§ Written instruction: Both boundary lines count: repeat, exactly and alone, the lines from the one containing "Emit a Python" to the one containing "ax.spines[side].set_linewidth(2.0)", with pictures left out.

§ Material for this task:
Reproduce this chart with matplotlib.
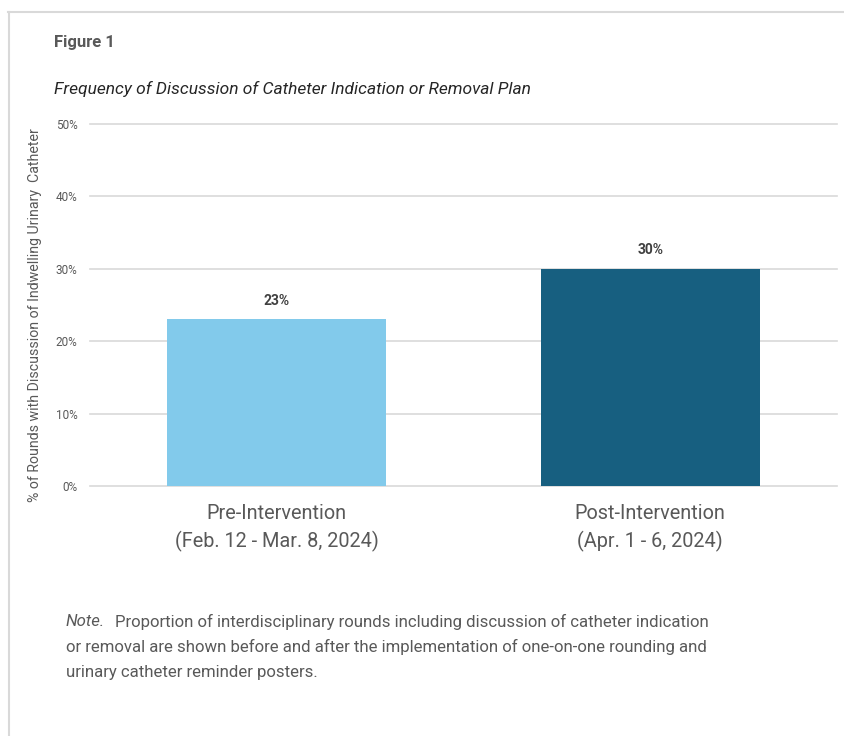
import matplotlib.pyplot as plt
from matplotlib.lines import Line2D
from matplotlib.ticker import PercentFormatter

# data
categories = ['Pre-Intervention\n(Feb. 12 - Mar. 8, 2024)',
              'Post-Intervention\n(Apr. 1 - 6, 2024)']
values = [0.23, 0.30]
bar_labels = ['23%', '30%']
colors = ['#82CAEB', '#175F80']

txt = '#595959'
plt.rcParams['font.family'] = ['Roboto', 'DejaVu Sans']

fig = plt.figure(figsize=(8.44, 7.36), dpi=100)
ax = fig.add_axes([0.1066, 0.3397, 0.885, 0.4918])

x = range(len(values))
ax.bar(x, values, width=0.586, color=colors, zorder=3)
for i, v in enumerate(values):
    ax.text(i, v + 0.0255, bar_labels[i], ha='center', va='center',
            fontsize=10, fontweight='bold', color='#404040')

ax.set_xlim(-0.5, 1.5)
ax.set_ylim(0, 0.5)
ax.set_yticks([0, 0.1, 0.2, 0.3, 0.4, 0.5])
ax.yaxis.set_major_formatter(PercentFormatter(1.0, decimals=0))
ax.grid(axis='y', color='#d9d9d9', lw=1.2, zorder=0)
for gl in ax.get_ygridlines():
    gl.set_clip_on(False)
ax.tick_params(axis='y', length=0, labelsize=8.5, labelcolor=txt, pad=9)
ax.set_xticks(list(x))
ax.set_xticklabels(categories, fontsize=14.3, color=txt, linespacing=1.48)
ax.tick_params(axis='x', length=0, pad=13)
for s in ax.spines.values():
    s.set_visible(False)
ax.set_ylabel('% of Rounds with Discussion of Indwelling Urinary  Catheter',
              fontsize=10.2, color=txt)
ax.yaxis.set_label_coords(-0.064, 0.472)

# headings and note
fig.text(54 / 844, 1 - 43 / 736, 'Figure 1', fontsize=12, fontweight='bold',
         color=txt, va='center')
fig.text(54 / 844, 1 - 89 / 736,
         'Frequency of Discussion of Catheter Indication or Removal Plan',
         fontsize=12.5, style='italic', color='#262626', va='center')
note_lines = ['Proportion of interdisciplinary rounds including discussion of catheter indication',
              'or removal are shown before and after the implementation of one-on-one rounding and',
              'urinary catheter reminder posters.']
fig.text(66 / 844, 1 - 622 / 736, 'Note.', fontsize=12.1, style='italic',
         color=txt, va='center')
fig.text(115 / 844, 1 - 622 / 736, note_lines[0], fontsize=12.1,
         color=txt, va='center')
fig.text(66 / 844, 1 - 647 / 736, note_lines[1], fontsize=12.1,
         color=txt, va='center')
fig.text(66 / 844, 1 - 672 / 736, note_lines[2], fontsize=12.1,
         color=txt, va='center')

# frame lines
fig.add_artist(Line2D([8 / 844, 1], [1 - 12 / 736] * 2, color='#d9d9d9', lw=1.5))
fig.add_artist(Line2D([9 / 844] * 2, [0, 1 - 12 / 736], color='#d9d9d9', lw=1.5))

fig.savefig('out.png', dpi=100)
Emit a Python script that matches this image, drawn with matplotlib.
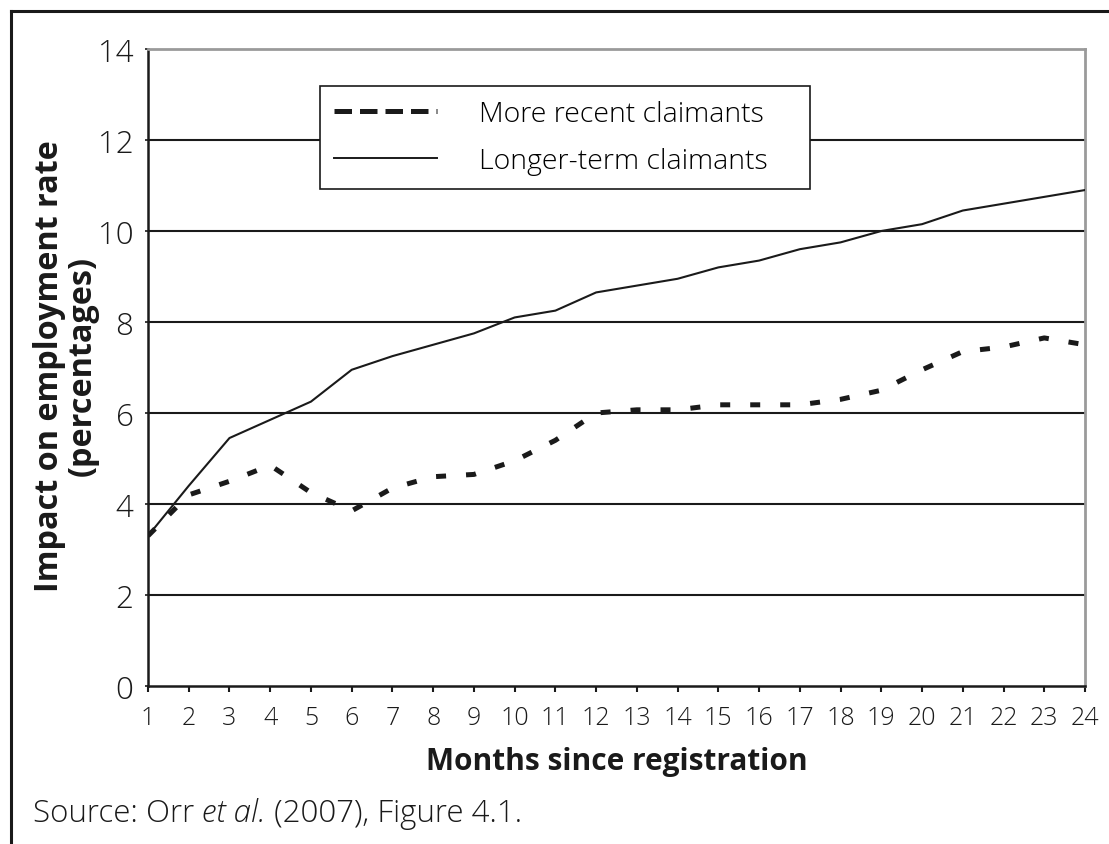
import matplotlib
matplotlib.use("Agg")
import matplotlib.pyplot as plt
from matplotlib.lines import Line2D

plt.rcParams["font.family"] = ["Open Sans", "DejaVu Sans"]

# data
months = list(range(1, 25))
recent = [3.3, 4.2, 4.5, 4.85, 4.25, 3.85, 4.35, 4.6, 4.65, 4.95, 5.4, 6.0,
          6.07, 6.07, 6.18, 6.18, 6.18, 6.3, 6.5, 6.95, 7.35, 7.45, 7.65, 7.5]
longer = [3.3, 4.4, 5.45, 5.85, 6.25, 6.95, 7.25, 7.5, 7.75, 8.1, 8.25, 8.65,
          8.8, 8.95, 9.2, 9.35, 9.6, 9.75, 10.0, 10.15, 10.45, 10.6, 10.75, 10.9]
y_ticks = [0, 2, 4, 6, 8, 10, 12, 14]
series_names = ["More recent claimants", "Longer-term claimants"]

INK = "#1a1a1a"
W, H = 1109, 845

fig = plt.figure(figsize=(W / 100, H / 100), dpi=100)
ax = fig.add_axes([148 / W, 1 - 687 / H, (1085 - 148) / W, (687 - 50) / H])

for yv in y_ticks[1:-1]:
    ax.axhline(yv, color=INK, lw=1.5, zorder=1)

ax.plot(months, longer, color=INK, lw=1.5, zorder=3)
ax.plot(months, recent, color=INK, lw=3.6, dashes=(2, 4),
        dash_capstyle="butt", zorder=3)

ax.set_xlim(1, 24)
ax.set_ylim(0, 14)
ax.set_xticks(months)
ax.set_yticks(y_ticks)
ax.tick_params(axis="x", direction="out", length=4.5, width=1.5, pad=9,
               labelsize=18, colors=INK)
ax.tick_params(axis="y", direction="out", length=2.5, width=1.2, pad=8,
               labelsize=22.5, colors=INK)
for lab in ax.get_xticklabels() + ax.get_yticklabels():
    lab.set_fontweight("light")

for side in ["left", "bottom"]:
    ax.spines[side].set_color(INK)
    ax.spines[side].set_linewidth(1.8)
for side in ["top", "right"]:
    ax.spines[side].set_color("#9a9a9a")
    ax.spines[side].set_linewidth(2.0)

handles = [
    Line2D([], [], color=INK, lw=3.6, dashes=(3.5, 1.6), dash_capstyle="butt"),
    Line2D([], [], color=INK, lw=1.4),
]
leg_top = (687 - 87) / 637
leg_h = 100 / 637
leg = ax.legend(handles, series_names, loc="upper left", mode="expand",
                bbox_to_anchor=((320 - 148) / 937, leg_top - leg_h,
                                (810 - 320) / 937, leg_h),
                prop={"size": 20.5, "weight": "light"}, frameon=True,
                fancybox=False, edgecolor=INK, framealpha=1,
                handlelength=3.6, handletextpad=1.5, borderpad=0.5,
                labelspacing=0.65, borderaxespad=0)
leg.get_frame().set_linewidth(1.2)

fig.text(616.5 / W, 1 - 770 / H, "Months since registration", ha="center",
         va="baseline", fontsize=21.5, fontweight="bold", color=INK)
fig.text(66 / W, 1 - 366 / H, "Impact on employment rate\n(percentages)",
         rotation=90, ha="center", va="center", multialignment="center",
         fontsize=23.3, fontweight="bold", color=INK, linespacing=1.0)

# source line with italic et al.
src_y = 1 - 822 / H
t1 = fig.text(33 / W, src_y, "Source: Orr ", fontsize=22.5, fontweight="light",
              color=INK, va="baseline")
t2 = fig.text(0, src_y, "et al.", fontsize=22.5, fontweight="light",
              style="italic", color=INK, va="baseline")
t3 = fig.text(0, src_y, " (2007), Figure 4.1.", fontsize=22.5,
              fontweight="light", color=INK, va="baseline")
fig.canvas.draw()
r = fig.canvas.get_renderer()
bb1 = t1.get_window_extent(r)
t2.set_x(bb1.x1 / fig.bbox.width)
bb2 = t2.get_window_extent(r)
t3.set_x(bb2.x1 / fig.bbox.width)

# outer frame (top and left edges visible)
fig.add_artist(Line2D([11 / W, 1.0], [1 - 12 / H, 1 - 12 / H],
                      color=INK, lw=2.2, transform=fig.transFigure))
fig.add_artist(Line2D([11 / W, 11 / W], [1 - 12 / H, 0.0],
                      color=INK, lw=2.2, transform=fig.transFigure))

fig.savefig("out.png", dpi=100)
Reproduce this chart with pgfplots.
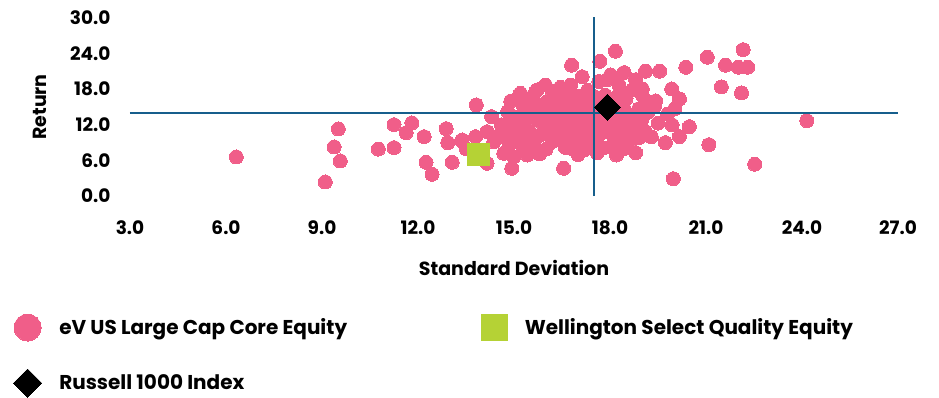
\documentclass[border=0pt]{standalone}
\usepackage{pgfplots}
\pgfplotsset{compat=1.18}
\usepackage{fontspec}
\setmainfont{Poppins}
\definecolor{pinkc}{RGB}{240,94,137}
\definecolor{greenc}{RGB}{181,210,53}
\definecolor{linec}{RGB}{22,94,140}
\begin{document}
\begin{tikzpicture}
\path[use as bounding box] (0pt,0pt) rectangle (939pt,-398pt);
\begin{axis}[
  clip marker paths=true,
  at={(130pt,-196pt)}, anchor=south west,
  scale only axis, width=768pt, height=178pt,
  xmin=3, xmax=27, ymin=0, ymax=30,
  clip=false,
  axis line style={draw=none}, tick style={draw=none},
  xtick={3,6,9,12,15,18,21,24,27},
  xticklabels={3.0,6.0,9.0,12.0,15.0,18.0,21.0,24.0,27.0},
  ytick={0,6,12,18,24,30},
  yticklabels={0.0,6.0,12.0,18.0,24.0,30.0},
  ticklabel style={font=\fontsize{18.5}{19}\selectfont\bfseries},
  yticklabel style={xshift=-16pt},
  xticklabel style={yshift=-21pt},
  xlabel={Standard Deviation}, ylabel={Return},
  label style={font=\fontsize{19}{20}\selectfont\bfseries},
  x label style={at={(axis description cs:0.5,-0.4045)}, anchor=center},
  y label style={at={(axis description cs:-0.117,0.5)}, anchor=center},
  legend columns=2,
  legend cell align=left,
  legend style={draw=none, fill=none, inner sep=0pt,
    at={(axis description cs:-0.152,-0.662)}, anchor=north west,
    font=\fontsize{20}{21}\selectfont\bfseries,
    nodes={inner sep=2pt}, row sep=28pt,
    /tikz/every odd column/.append style={column sep=15.5pt}},
]
\addplot[pinkc, only marks, mark=*, mark size=7pt, mark options={draw=pinkc, fill=pinkc, line width=0pt},
  legend image post style={mark size=13.5pt}] table {
x y
6.32 6.58
9.10 2.36
9.38 8.26
9.51 11.30
9.57 5.90
10.76 7.90
11.25 8.15
11.25 12.02
11.81 12.31
11.63 10.67
12.19 10.00
12.25 5.68
12.44 3.66
12.88 11.35
12.93 8.99
13.07 5.68
13.37 9.33
13.82 15.35
13.51 7.93
13.80 10.00
13.38 9.44
13.74 7.76
14.16 10.84
14.37 9.16
14.30 13.37
14.16 5.51
14.68 10.84
14.79 12.26
14.99 13.37
14.84 8.89
14.68 7.20
14.99 6.63
14.93 4.67
15.05 10.84
15.12 16.36
15.41 6.91
15.45 7.50
15.52 8.89
15.62 15.35
15.70 17.76
15.72 7.76
16.55 4.67
16.79 8.04
16.80 22.04
17.68 22.71
18.17 24.40
18.80 7.30
19.01 18.04
19.11 21.03
19.29 10.00
19.43 16.02
19.55 21.03
19.73 8.99
19.93 18.04
19.94 11.97
19.98 2.92
20.02 14.67
20.17 10.00
20.17 16.36
20.37 21.70
20.48 11.69
21.04 23.39
21.09 8.65
21.48 18.38
21.61 22.04
22.01 21.70
22.11 17.37
22.16 24.67
22.30 21.70
22.52 5.35
24.15 12.70
15.73 17.9
15.98 18.7
16.45 18.3
16.77 18.7
17.13 20.1
18.02 20.4
18.44 20.8
18.80 19.6
18.28 18.7
17.91 19.6
17.65 19.3
15.2 17.3
15.6 16.9
16.2 17.6
16.8 17.2
17.3 17.8
18.3 17.4
18.7 17.9
19.0 17.1
14.9 16.0
15.5 16.2
16.0 15.8
16.5 16.3
17.0 16.1
17.6 16.5
18.1 16.0
18.5 16.4
19.2 15.9
15.3 15.0
15.8 14.8
16.3 15.2
16.9 14.9
17.3 15.3
18.4 15.1
18.9 14.7
19.4 15.2
14.8 14.2
15.4 13.8
16.0 14.1
16.6 13.9
17.1 14.3
17.6 13.7
18.2 14.0
18.7 13.6
19.2 14.2
19.8 13.8
15.0 13.0
15.7 12.8
16.2 13.2
16.8 12.9
17.4 13.1
18.0 12.7
18.5 13.2
19.0 12.9
14.6 12.0
15.3 11.8
15.9 12.2
16.5 11.9
17.0 12.3
17.7 11.8
18.3 12.1
18.8 11.7
19.5 12.3
14.9 11.0
15.5 10.8
16.1 11.2
16.8 10.9
17.3 11.1
18.0 10.7
18.6 11.2
19.1 10.9
14.5 10.1
15.2 9.8
15.8 10.2
16.4 9.9
17.0 10.3
17.6 9.7
18.2 10.1
18.9 9.8
15.0 9.1
15.6 8.9
16.2 9.2
16.9 8.8
17.5 9.1
18.1 8.7
18.6 9.2
15.3 8.1
16.0 7.9
16.6 8.2
17.2 7.8
17.8 8.1
18.4 7.9
15.8 7.1
17.0 7.0
17.6 7.3
18.2 6.9
16.35 16.9
16.95 16.8
17.45 16.9
17.85 17.0
16.65 15.6
17.25 15.7
17.75 15.5
18.25 15.6
15.95 13.5
16.45 14.6
17.35 14.5
17.85 14.4
18.45 14.6
16.05 12.6
16.6 12.5
17.2 12.6
17.9 13.5
18.5 12.4
16.3 10.5
17.3 10.3
17.75 10.9
18.5 10.5
16.6 9.6
17.2 9.5
18.4 9.4
};
\addlegendentry{\makebox[420pt][l]{eV US Large Cap Core Equity}}
\addplot[forget plot, linec, line width=1.5pt] coordinates {(3,14.0) (27,14.0)};
\addplot[forget plot, linec, line width=1.5pt] coordinates {(17.5,0) (17.5,30.2)};
\addplot[greenc, only marks, mark=square*, mark size=11pt, mark options={draw=greenc, fill=greenc, line width=0pt},
  legend image post style={mark size=13pt}] coordinates {(13.88,7.03)};
\addlegendentry{Wellington Select Quality Equity}
\addplot[black, only marks, mark=square*, mark size=9.2pt, mark options={draw=black, fill=black, line width=0pt, rotate=45},
  legend image post style={mark size=10pt}] coordinates {(17.92,14.96)};
\addlegendentry{Russell 1000 Index}
\end{axis}
\end{tikzpicture}
\end{document}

§ Worked solution:
Emit a Python script that matches this image, drawn with matplotlib.
import matplotlib
matplotlib.use("Agg")
import matplotlib.pyplot as plt
from matplotlib.lines import Line2D

plt.rcParams["font.family"] = ["Open Sans", "DejaVu Sans"]

# data
months = list(range(1, 25))
recent = [3.3, 4.2, 4.5, 4.85, 4.25, 3.85, 4.35, 4.6, 4.65, 4.95, 5.4, 6.0,
          6.07, 6.07, 6.18, 6.18, 6.18, 6.3, 6.5, 6.95, 7.35, 7.45, 7.65, 7.5]
longer = [3.3, 4.4, 5.45, 5.85, 6.25, 6.95, 7.25, 7.5, 7.75, 8.1, 8.25, 8.65,
          8.8, 8.95, 9.2, 9.35, 9.6, 9.75, 10.0, 10.15, 10.45, 10.6, 10.75, 10.9]
y_ticks = [0, 2, 4, 6, 8, 10, 12, 14]
series_names = ["More recent claimants", "Longer-term claimants"]

INK = "#1a1a1a"
W, H = 1109, 845

fig = plt.figure(figsize=(W / 100, H / 100), dpi=100)
ax = fig.add_axes([148 / W, 1 - 687 / H, (1085 - 148) / W, (687 - 50) / H])

for yv in y_ticks[1:-1]:
    ax.axhline(yv, color=INK, lw=1.5, zorder=1)

ax.plot(months, longer, color=INK, lw=1.5, zorder=3)
ax.plot(months, recent, color=INK, lw=3.6, dashes=(2, 4),
        dash_capstyle="butt", zorder=3)

ax.set_xlim(1, 24)
ax.set_ylim(0, 14)
ax.set_xticks(months)
ax.set_yticks(y_ticks)
ax.tick_params(axis="x", direction="out", length=4.5, width=1.5, pad=9,
               labelsize=18, colors=INK)
ax.tick_params(axis="y", direction="out", length=2.5, width=1.2, pad=8,
               labelsize=22.5, colors=INK)
for lab in ax.get_xticklabels() + ax.get_yticklabels():
    lab.set_fontweight("light")

for side in ["left", "bottom"]:
    ax.spines[side].set_color(INK)
    ax.spines[side].set_linewidth(1.8)
for side in ["top", "right"]:
    ax.spines[side].set_color("#9a9a9a")
    ax.spines[side].set_linewidth(2.0)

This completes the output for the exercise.